EHS Practice Overview

It could be said (and has been said) that the Environmental Health and Safety Practice at ADL started with Dr. Little in the early 1900s. During the opening of MIT’s applied chemistry laboratory in 1909, Dr. Little said “Every waste that is prevented, or turned to profit, every problem solved, and every more effective process which is developed makes for better living in the material sense and for cleaner and more wholesome living in the higher sense”. Dr. Little’s 1910 “The Paper-Maker’s Trouble Book” is an amusing tome that provided a practical view of his words. Among other issues, his Trouble Book touched on efficient burns of coal-“ He let no dividends go up the chimney.” and wastewater effluents-“There are charges of nuisance from the wastewaters of the mill. You know yourself that these waste waters carry away fiber, filler and color which cost good money and which ought to be in the sheet.”!

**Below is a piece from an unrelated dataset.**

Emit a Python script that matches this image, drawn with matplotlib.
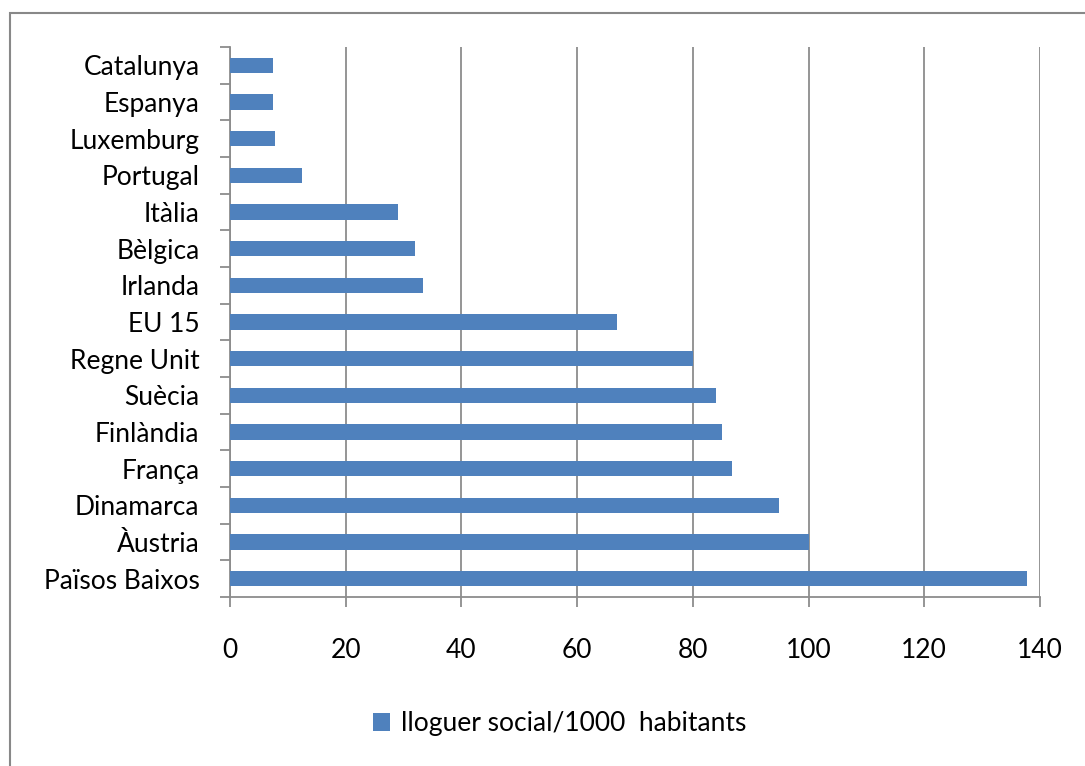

Yes, Arthur D. Little conceived of and practiced waste minimization long before it was popularized and finally written into law in the 1980s and 90s. From the early 1900s to the new millennium, an environmental business was a consistent theme at ADL.

In the next newsletter, two of our colleagues from the 1990s share their experiences at ADL with environmental auditing, due diligence, and remediation. Our company was an early entrant into Environmental Remediation, we worked on the Hooker Chemical sites prior to the Superfund Law in 1979. And we were instrumental in the beginnings of applying auditing skills to environmental issues;  Ladd Greeno, Gib Hedstrom and Maryanne DiBerto documented the principals and practices of environmental auditing in the early 1980s.